Revisiting Early Detection of Sexual Predators via Turn-level Optimization
Jinmyeong An, Sangwon Ryu, Heejin Do, Yunsu Kim, Jungseul Ok, Gary Geunbae Lee
TL;DR
This work tackles the problem of early sexual predator detection by moving from chat-level supervision to turn-level risk labeling based on LCT, enabling finer-grained supervision of risky utterances. It introduces SCoRL, a speed-controlled reinforcement learning framework, which optimizes an MDP-based detection policy with a novel speed-control reward that balances intervention speed and accuracy, and it trains the detection head after an SFT stage. A new Turn-Level eSPD benchmark is proposed to evaluate early detection using turn-level risk signals and latency-aware metrics, addressing limitations of prior chat-level metrics. Empirical results on the PANC dataset show that SCoRL outperforms chat-level baselines in latency-weighted F1 and achieves more precise, timely detections aligned with grooming strategies, demonstrating practical potential for proactive online safety interventions.
Abstract
Online grooming is a severe social threat where sexual predators gradually entrap child victims with subtle and gradual manipulation. Therefore, timely intervention for online grooming is critical for proactive protection.
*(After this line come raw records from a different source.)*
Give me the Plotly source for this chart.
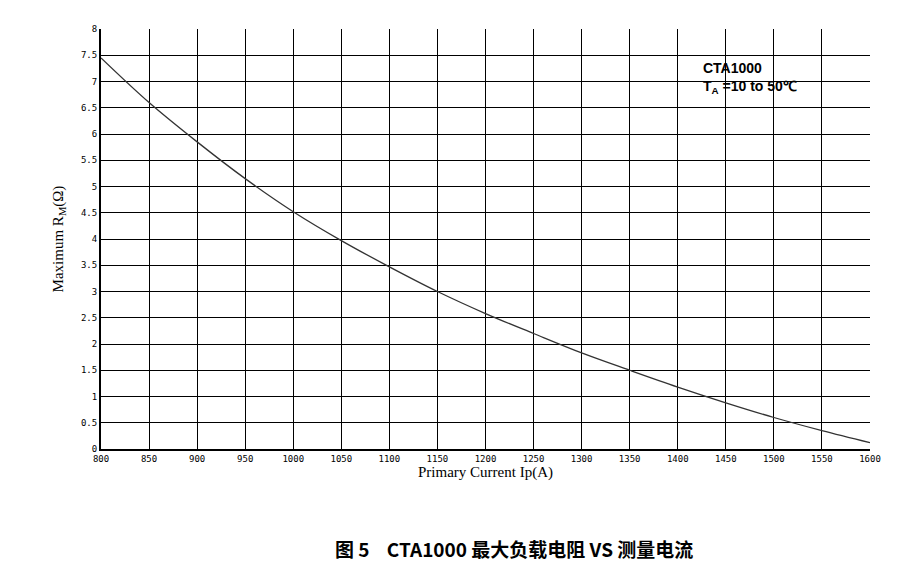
import plotly.graph_objects as go

current = [800, 850, 900, 950, 1000, 1050, 1100, 1150, 1200, 1250, 1300, 1350, 1400, 1450, 1500, 1550, 1600]
resistance = [7.45, 6.6, 5.85, 5.15, 4.52, 3.97, 3.47, 3.0, 2.58, 2.2, 1.83, 1.5, 1.18, 0.88, 0.6, 0.35, 0.12]
xticks = list(range(800, 1601, 50))
yticks = [i * 0.5 for i in range(17)]
ylabels = ["0" if v == 0 else (str(int(v)) if v == int(v) else str(v)) for v in yticks]

fig = go.Figure()
fig.add_trace(go.Scatter(x=current, y=resistance, mode="lines", line=dict(color="#333", width=1.3, shape="spline"), showlegend=False))

ax = dict(showgrid=True, gridcolor="black", gridwidth=1, showline=True, linecolor="black", linewidth=2, mirror=False,
          tickfont=dict(family="DejaVu Sans Mono", size=9, color="black"), ticks="", zeroline=False, automargin=False)
fig.update_xaxes(range=[800, 1600], tickvals=xticks, ticktext=[str(v) for v in xticks],
                 title=dict(text="Primary Current Ip(A)", font=dict(family="Liberation Serif", size=15, color="black"), standoff=4), **ax)
fig.update_yaxes(range=[0, 8], tickvals=yticks, ticktext=ylabels,
                 title=dict(text="Maximum R<sub>M</sub>(Ω)", font=dict(family="Liberation Serif", size=15, color="black"), standoff=14), **ax)
fig.add_annotation(x=1424, y=7.45, xref="x", yref="y", xanchor="left", yanchor="top", showarrow=False, align="left",
                   text="<b>CTA1000</b><br><b>T<sub>A</sub> =10 to 50℃</b>", font=dict(family="Liberation Sans", size=14, color="black"))
fig.add_annotation(x=0.5, y=-0.2, xref="paper", yref="paper", yanchor="top", showarrow=False,
                   text="<b>图 5    CTA1000 最大负载电阻 VS 测量电流</b>", font=dict(family="Noto Sans CJK SC", size=19, color="black"), xshift=28)
fig.update_layout(width=906, height=574, margin=dict(l=93, r=44, t=21, b=133, autoexpand=False), plot_bgcolor="white", paper_bgcolor="white")
fig.write_html("out.html")
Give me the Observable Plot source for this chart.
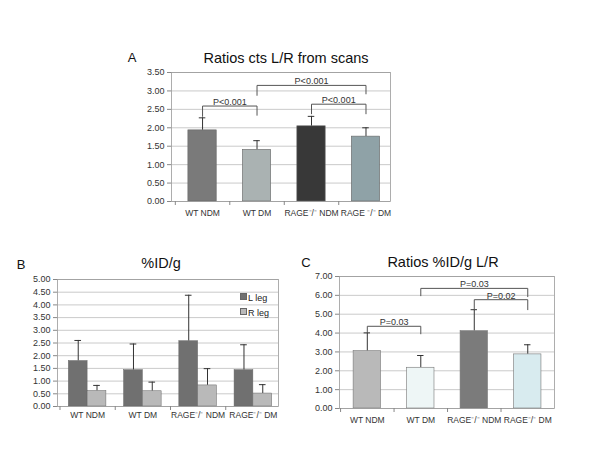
<!DOCTYPE html>
<html><head><meta charset="utf-8">
<script src="https://cdn.jsdelivr.net/npm/d3@7"></script>
<script src="https://cdn.jsdelivr.net/npm/@observablehq/plot@0.6"></script>
<style>
body{margin:0;background:#fff;font-family:"Liberation Sans",Arial,sans-serif;}
#wrap{position:relative;width:600px;height:450px;overflow:hidden;background:#fff;}
.pan{position:absolute;}
.lbl{position:absolute;transform:translate(-50%,-50%);white-space:nowrap;color:#111;line-height:1;}
.leg{position:absolute;font-size:9px;color:#222;line-height:1;white-space:nowrap;}
.leg span{display:inline-block;width:5px;height:5px;margin-right:1px;vertical-align:1px;border:0.5px solid #666;}
</style></head><body><div id="wrap"></div>
<script>
// ---- data ----
const categories = ["WT NDM", "WT DM", "RAGE\u207B/\u207B NDM", "RAGE\u207B/\u207B DM"];
const categoriesA = ["WT NDM", "WT DM", "RAGE\u207B/\u207B NDM", "RAGE \u207B/\u207B DM"];

// Panel A: Ratios cts L/R from scans
const scanRatio = [1.93, 1.40, 2.04, 1.76];
const scanRatioErrTop = [2.27, 1.65, 2.31, 2.00];
const colorsA = ["#7a7a7a", "#aab2b2", "#383838", "#8fa2a7"];
const yTicksA = [0, 0.5, 1, 1.5, 2, 2.5, 3, 3.5];
const bracketFromA = [0, 1, 2];
const bracketToA = [1, 3, 3];
const bracketYA = [2.59, 3.15, 2.64];
const bracketLeftEndA = [2.31, 2.88, 2.38];
const bracketRightEndA = [2.34, 2.92, 2.38];
const bracketTextA = ["P<0.001", "P<0.001", "P<0.001"];

// Panel B: %ID/g
const lLeg = [1.79, 1.43, 2.57, 1.43];
const lLegErrTop = [2.60, 2.46, 4.38, 2.43];
const rLeg = [0.61, 0.60, 0.83, 0.51];
const rLegErrTop = [0.83, 0.96, 1.49, 0.86];
const seriesB = ["L leg", "R leg"];
const colorsB = ["#707070", "#b9b9b9"];
const yTicksB = [0, 0.5, 1, 1.5, 2, 2.5, 3, 3.5, 4, 4.5, 5];

// Panel C: Ratios %ID/g L/R
const idRatio = [3.04, 2.16, 4.10, 2.87];
const idRatioErrTop = [4.01, 2.81, 5.24, 3.38];
const colorsC = ["#b9b9b9", "#eef6f6", "#7b7b7b", "#d8ebef"];
const yTicksC = [0, 1, 2, 3, 4, 5, 6, 7];
const bracketFromC = [0, 1, 2];
const bracketToC = [1, 3, 3];
const bracketYC = [4.36, 6.37, 5.77];
const bracketLeftEndC = [4.08, 5.98, 5.24];
const bracketRightEndC = [3.96, 5.93, 5.24];
const bracketTextC = ["P=0.03", "P=0.03", "P=0.02"];

// ---- helpers ----
const wrap = document.getElementById("wrap");
function place(el, left, top) {
  el.classList.add("pan");
  el.style.left = left + "px";
  el.style.top = top + "px";
  wrap.appendChild(el);
}
function label(text, x, y, size) {
  const d = document.createElement("div");
  d.className = "lbl";
  d.textContent = text;
  d.style.left = x + "px";
  d.style.top = y + "px";
  d.style.fontSize = size + "px";
  wrap.appendChild(d);
}
function bracketTable(from, to, y, yl, yr, text) {
  return from.map((f, k) => ({k, from: f, to: to[k], y: y[k], yl: yl[k], yr: yr[k], text: text[k]}));
}
function bracketMarks(br) {
  const pts = br.flatMap(b => [
    {k: b.k, x: b.from, y: b.yl},
    {k: b.k, x: b.from, y: b.y},
    {k: b.k, x: b.to, y: b.y},
    {k: b.k, x: b.to, y: b.yr}
  ]);
  return [
    Plot.line(pts, {x: "x", y: "y", z: "k", stroke: "#555", strokeWidth: 1, curve: "linear"}),
    Plot.text(br, {x: b => (b.from + b.to) / 2, y: "y", text: "text", lineAnchor: "bottom", dy: -1, fontSize: 9, fill: "#333"})
  ];
}
function frameMarks(yTicks, cats, padX, yFmt) {
  return {
    under: [
      Plot.gridY(yTicks, {stroke: "#bdbdbd", strokeOpacity: 1, strokeWidth: 0.8})
    ],
    over: [
      Plot.frame({stroke: "#9a9a9a", strokeWidth: 0.8}),
      Plot.axisY(yTicks, {tickFormat: yFmt, tickSize: 4, tickPadding: 3, stroke: "#888", fill: "#333", fontSize: 9, label: null}),
      Plot.axisX([-0.5, 0.5, 1.5, 2.5], {tickFormat: () => "", tickSize: 4, stroke: "#888", label: null}),
      Plot.axisX([0, 1, 2, 3], {tickFormat: i => cats[i], tickSize: 0, tickPadding: padX, fill: "#333", fontSize: 8.5, label: null})
    ]
  };
}
const fmt2 = d3.format(".2f");
const baseStyle = {fontFamily: "Liberation Sans, Arial, sans-serif", fontSize: "9px", background: "white", overflow: "visible"};

// ---- Panel A ----
{
  const hw = 0.26, cap = 0.06;
  const data = categoriesA.map((c, i) => ({i, value: scanRatio[i], err: scanRatioErrTop[i], color: colorsA[i]}));
  const f = frameMarks(yTicksA, categoriesA, 8, fmt2);
  const br = bracketTable(bracketFromA, bracketToA, bracketYA, bracketLeftEndA, bracketRightEndA, bracketTextA);
  const chart = Plot.plot({
    width: 285, height: 165,
    marginLeft: 61, marginRight: 5, marginTop: 12, marginBottom: 24,
    style: baseStyle,
    x: {type: "linear", domain: [-0.57, 3.45]},
    y: {domain: [0, 3.5]},
    color: {type: "identity"},
    marks: [
      ...f.under,
      Plot.ruleX(data, {x: "i", y1: "value", y2: "err", stroke: "#333", strokeWidth: 1}),
      Plot.ruleY(data, {y: "err", x1: d => d.i - cap, x2: d => d.i + cap, stroke: "#333", strokeWidth: 1}),
      Plot.rectY(data, {x1: d => d.i - hw, x2: d => d.i + hw, y: "value", fill: "color", stroke: "#666", strokeWidth: 0.6}),
      ...bracketMarks(br),
      ...f.over
    ]
  });
  place(chart, 110, 60);
  label("A", 132, 57, 13);
  label("Ratios cts L/R from scans", 286, 58, 14.5);
}

// ---- Panel B ----
{
  const bw = 0.34, cap = 0.06;
  const data = categories.flatMap((c, i) => [
    {i, s: 0, value: lLeg[i], err: lLegErrTop[i], color: colorsB[0]},
    {i, s: 1, value: rLeg[i], err: rLegErrTop[i], color: colorsB[1]}
  ]);
  const x1 = d => d.s === 0 ? d.i - bw : d.i;
  const x2 = d => d.s === 0 ? d.i : d.i + bw;
  const xc = d => d.s === 0 ? d.i - bw / 2 : d.i + bw / 2;
  const f = frameMarks(yTicksB, categories, 5, fmt2);
  const chart = Plot.plot({
    width: 290, height: 160,
    marginLeft: 57, marginRight: 12, marginTop: 9, marginBottom: 24,
    style: baseStyle,
    x: {type: "linear", domain: [-0.545, 3.455]},
    y: {domain: [0, 5]},
    color: {type: "identity"},
    marks: [
      ...f.under,
      Plot.ruleX(data, {x: xc, y1: "value", y2: "err", stroke: "#333", strokeWidth: 1}),
      Plot.ruleY(data, {y: "err", x1: d => xc(d) - cap, x2: d => xc(d) + cap, stroke: "#333", strokeWidth: 1}),
      Plot.rectY(data, {x1, x2, y: "value", fill: "color", stroke: "#666", strokeWidth: 0.5}),
      ...f.over
    ]
  });
  place(chart, 0, 270);
  label("B", 21, 264, 13);
  label("%ID/g", 161, 263, 14.5);
  seriesB.forEach((s, k) => {
    const d = document.createElement("div");
    d.className = "leg";
    d.innerHTML = `<span style="background:${colorsB[k]}"></span>${s}`;
    d.style.left = "240px";
    d.style.top = (293 + k * 15) + "px";
    wrap.appendChild(d);
  });
}

// ---- Panel C ----
{
  const hw = 0.256, cap = 0.06;
  const data = categories.map((c, i) => ({i, value: idRatio[i], err: idRatioErrTop[i], color: colorsC[i]}));
  const f = frameMarks(yTicksC, categories, 8, fmt2);
  const br = bracketTable(bracketFromC, bracketToC, bracketYC, bracketLeftEndC, bracketRightEndC, bracketTextC);
  const chart = Plot.plot({
    width: 270, height: 162,
    marginLeft: 39, marginRight: 16, marginTop: 10, marginBottom: 20,
    style: baseStyle,
    x: {type: "linear", domain: [-0.52, 3.5]},
    y: {domain: [0, 7]},
    color: {type: "identity"},
    marks: [
      ...f.under,
      Plot.ruleX(data, {x: "i", y1: "value", y2: "err", stroke: "#333", strokeWidth: 1}),
      Plot.ruleY(data, {y: "err", x1: d => d.i - cap, x2: d => d.i + cap, stroke: "#333", strokeWidth: 1}),
      Plot.rectY(data, {x1: d => d.i - hw, x2: d => d.i + hw, y: "value", fill: "color", stroke: "#777", strokeWidth: 0.6}),
      ...bracketMarks(br),
      ...f.over
    ]
  });
  place(chart, 300, 266);
  label("C", 306, 262, 13);
  label("Ratios %ID/g L/R", 443, 262, 14.5);
}
</script></body></html>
However, previous methods fail to determine the optimal intervention points (i.e., jump to conclusions) as they rely on chat-level risk labels by causing weak supervision of risky utterances. For timely detection, we propose speed control reinforcement learning (SCoRL) (The code and supplementary materials are available at https://github.com/jinmyeongAN/SCoRL), incorporating a practical strategy derived from luring communication theory (LCT). To capture the predator's turn-level entrapment, we use a turn-level risk label based on the LCT. Then, we design a novel speed control reward function that balances the trade-off between speed and accuracy based on turn-level risk label; thus, SCoRL can identify the optimal intervention moment. In addition, we introduce a turn-level metric for precise evaluation, identifying limitations in previously used chat-level metrics. Experimental results show that SCoRL effectively preempted online grooming, offering a more proactive and timely solution. Further analysis reveals that our method enhances performance while intuitively identifying optimal early intervention points.